The plans and contract were also based on a survey of the property, which revealed that the property was in a flood zone. The homeowner paid the contractor a deposit of $5,280.00 based on this contract.

Over a month later, the contractor realized that it had not taken into account that the property was in a flood zone. This resulted in needing concrete with a thickness of 15 inches, rather than the 8 inches called for in the contract. Contractor contacted the homeowner and indicate that it would need an additional $3,500 to construct the pool. The homeowner refused.

Two weeks later, the contractor sent a change order to the homeowner seeking $3,000 for additional concrete and steel based on hydrostatic uplift calculations. Again, the homeowner refused, and the contractor refused to proceed without the signed change order.

A month later the homeowner sent a letter requesting that the contract be cancelled because no work had started and requesting a refund of the $5,280.00 deposit. The contract responding by offering to refund $1,158.35 after deducting engineering, architectural, and administrative fees. Six months later the homeowner sued to recover the down payment.

Following trial, the trial court entered judgment in favor of the contractor, finding that the discovery of the flood zone and the de-watering/de-mucking provision of the contract allowed the contractor to require the change order for the additional work.

On appeal, the appellate court reversed the trial court. First, the appellate court found that the the contractor should have known about the flood zone status of the property before bidding and signing the contract due to the language on the survey and the ease with which flood zone status can be verified online. Second the appellate court found that the additional charges did not fit within the de-watering clause of the contract because the contractor did no investigation of the property and made no determination that de-watering or de-mucking would be necessary.

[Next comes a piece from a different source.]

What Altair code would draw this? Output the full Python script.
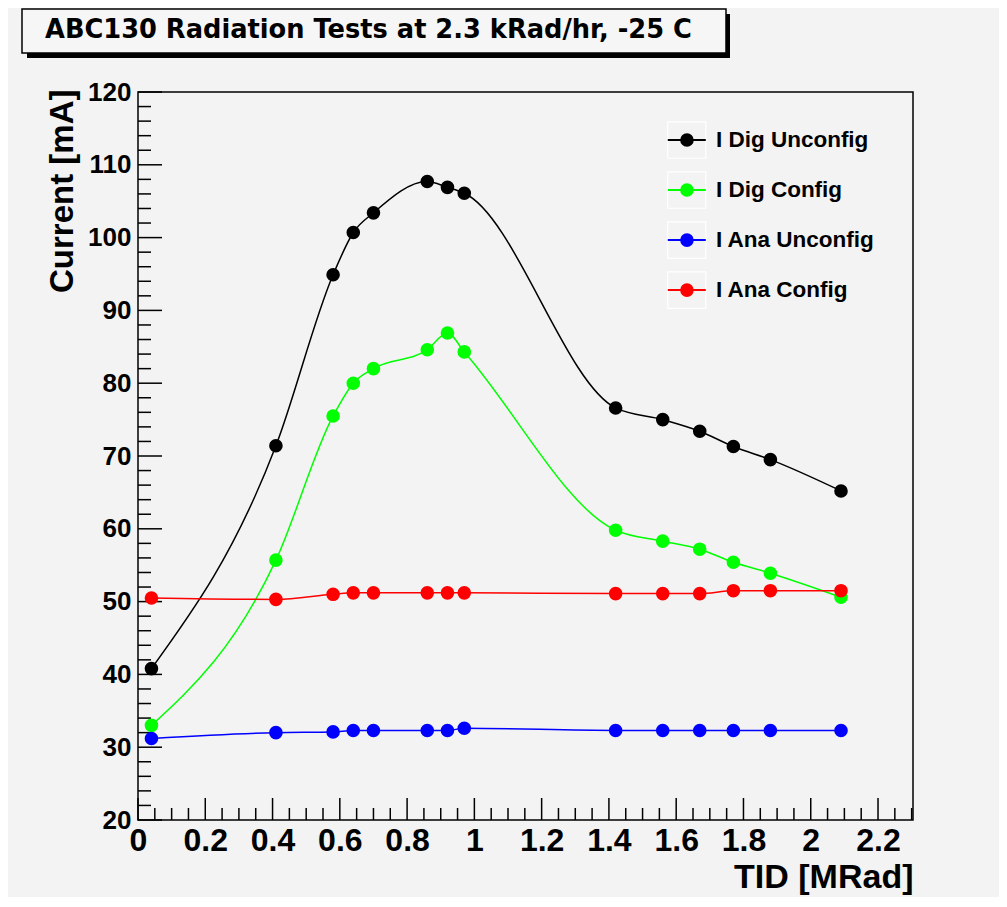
import altair as alt
import pandas as pd

# ---------------- data ----------------
title_text = "ABC130 Radiation Tests at 2.3 kRad/hr, -25 C"
x_title = "TID [MRad]"
y_title = "Current [mA]"

tid = [0.04, 0.41, 0.58, 0.64, 0.70, 0.86, 0.92, 0.97, 1.42, 1.56, 1.67, 1.77, 1.88, 2.09]
dig_unconfig = [40.8, 71.4, 94.9, 100.7, 103.4, 107.7, 106.9, 106.1, 76.6, 75.0, 73.4, 71.3, 69.5, 65.2]
dig_config = [33.0, 55.7, 75.5, 80.0, 82.0, 84.6, 86.9, 84.3, 59.8, 58.3, 57.2, 55.4, 53.9, 50.6]
ana_unconfig = [31.2, 32.0, 32.1, 32.3, 32.3, 32.3, 32.3, 32.6, 32.3, 32.3, 32.3, 32.3, 32.3, 32.3]
ana_config = [50.5, 50.3, 51.0, 51.2, 51.2, 51.2, 51.2, 51.2, 51.1, 51.1, 51.1, 51.5, 51.5, 51.5]

names = ["I Dig Unconfig", "I Dig Config", "I Ana Unconfig", "I Ana Config"]
colors = ["#000000", "#00ff00", "#0000ff", "#ff0000"]
widths = [1.5, 1.5, 2, 2]

x_labels = [0, 0.2, 0.4, 0.6, 0.8, 1, 1.2, 1.4, 1.6, 1.8, 2, 2.2]
y_labels = [20, 30, 40, 50, 60, 70, 80, 90, 100, 110, 120]
x_minor = [round(i * 0.05, 2) for i in range(0, 47) if i % 4 != 0]
y_minor = [v for v in range(20, 121, 2) if v % 10 != 0]

series = [dig_unconfig, dig_config, ana_unconfig, ana_config]
rows = []
for n, vals in zip(names, series):
    for t, v in zip(tid, vals):
        rows.append({"name": n, "tid": t, "cur": v})
df = pd.DataFrame(rows)
leg = pd.DataFrame({"name": names, "idx": list(range(len(names)))})

# ---------------- layout ----------------
W, H = 775, 728
FONT = "Liberation Sans"
xs = alt.Scale(domain=[0, 2.304], nice=False, zero=False)
ys = alt.Scale(domain=[20, 120], nice=False, zero=False)
col = alt.Color("name:N", scale=alt.Scale(domain=names, range=colors), legend=None)

xaxis = alt.Axis(values=x_labels, format="~g", title=x_title, ticks=False, tickSize=0,
                 domain=False, grid=False, labelFont=FONT, labelFontWeight="bold",
                 labelFontSize=32, labelColor="black", labelPadding=5, labelFlush=False,
                 labelOverlap=False, titleFont=FONT, titleFontWeight="bold", titleFontSize=34,
                 titleColor="black", titleX=W, titleY=67, titleAlign="right",
                 titleBaseline="alphabetic", titleAnchor="end")
yaxis = alt.Axis(values=y_labels, title=y_title, ticks=False, tickSize=0, domain=False,
                 grid=False, labelFont=FONT, labelFontWeight="bold", labelFontSize=26,
                 labelColor="black", labelPadding=7, labelFlush=False, labelOverlap=False,
                 titleFont=FONT, titleFontWeight="bold", titleFontSize=33, titleColor="black",
                 titleAngle=270, titleX=-66, titleY=-3, titleAlign="right",
                 titleBaseline="alphabetic")


def X(f):
    return alt.X(f, scale=xs, axis=xaxis)


def Y(f):
    return alt.Y(f, scale=ys, axis=yaxis)


one = alt.Data(values=[{"a": 1}])

shadow = alt.Chart(one).mark_rect(color="black").encode(
    x=alt.value(-111), x2=alt.value(592), y=alt.value(-78), y2=alt.value(-34))
box = alt.Chart(one).mark_rect(fill="#f6f6f6", stroke="black", strokeWidth=1.5).encode(
    x=alt.value(-116), x2=alt.value(588), y=alt.value(-83), y2=alt.value(-39))
ttl = alt.Chart(one).mark_text(align="left", baseline="alphabetic", font="DejaVu Sans",
                               fontSize=25.7, fontWeight="bold", color="black").encode(
    x=alt.value(-93), y=alt.value(-54), text=alt.value(title_text))

lines = alt.Chart(df).mark_line(interpolate="monotone").encode(
    x=X("tid:Q"), y=Y("cur:Q"), color=col,
    strokeWidth=alt.StrokeWidth("name:N", scale=alt.Scale(domain=names, range=widths), legend=None),
)
pts = alt.Chart(df).mark_circle(size=185, opacity=1).encode(
    x=X("tid:Q"), y=Y("cur:Q"), color=col)


def xticks(vals, length):
    return alt.Chart(pd.DataFrame({"v": vals})).mark_rule(color="black", strokeWidth=1.5).encode(
        x=X("v:Q"), y=alt.value(H), y2=alt.value(H - length))


def yticks(vals, length):
    return alt.Chart(pd.DataFrame({"v": vals})).mark_rule(color="black", strokeWidth=1.5).encode(
        y=Y("v:Q"), x=alt.value(0), x2=alt.value(length))


ticks = [xticks(x_labels, 22), xticks(x_minor, 12), yticks(y_labels, 24), yticks(y_minor, 13)]

legbase = alt.Chart(leg).transform_calculate(
    ly="113.4 - 6.87 * datum.idx", lt="datum.ly + 2.5", lb="datum.ly - 2.5",
    x0="1.575", x1="1.688", xm="1.632", xt="1.718")
leg_box = legbase.mark_rect(fill=None, stroke="white", strokeWidth=1.2).encode(
    x=X("x0:Q"), x2="x1:Q", y=Y("lb:Q"), y2="lt:Q")
leg_line = legbase.mark_rule(strokeWidth=2).encode(
    x=X("x0:Q"), x2="x1:Q", y=Y("ly:Q"), color=col)
leg_pt = legbase.mark_circle(size=185, opacity=1).encode(
    x=X("xm:Q"), y=Y("ly:Q"), color=col)
leg_txt = legbase.mark_text(align="left", baseline="middle", font=FONT, fontSize=22.5,
                            fontWeight="bold", color="black").encode(
    x=X("xt:Q"), y=Y("ly:Q"), text="name:N")

chart = alt.layer(
    shadow, box, ttl, *ticks, lines, pts, leg_box, leg_line, leg_pt, leg_txt
).properties(
    width=W, height=H,
    autosize=alt.AutoSizeParams(type="none"),
    padding={"left": 130, "top": 84, "right": 86, "bottom": 77},
    background="#f3f3f3",
).configure_view(
    stroke="black", strokeWidth=1.5, fill="#f3f3f3"
)

chart.save("out.html", embed_options={"renderer": "svg", "actions": False})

Further, the proposed change order made no reference to these conditions.

Finally, the appellate court found that the contractor had attempted to change the terms of the contract by requesting additional money to which it was not entitled, effectively cancelling the contract, requiring a refund of the deposit pursuant to the cancellation clause. Accordingly, the appellate court remanded the opinion for the entry of judgment in favor of the homeowner.

There are several key takeaways from this opinion. First, if your changed site conditions or hidden site conditions clause in your contract only relates to a few, specific conditions, then those are the only conditions that entitle you to take advantage of that provision. Otherwise, you are limited to normal methods of cancellation.

Second, it is very common for contractors and homeowners to seek change orders based on new information or changed opinions. In this case though, the court interpreted that common practice to be a de-facto cancellation of the contract, requiring a full refund of the deposit pursuant to the cancellation clause. Thus, be very careful in suggesting or demanding changes so that you do not become accused of improperly terminating a contract.

Finally, its important to have the right information to support any requested changes to a contract. Here, if the contractor had done an investigation of the site, it could have located the need for de-watering and preserved its ability to seek a change order. But because it did not, its demand fell under the cancellation clause and the contractor was required to refund the deposit. A little investigation could have saved a lot of money and time spent in litigation.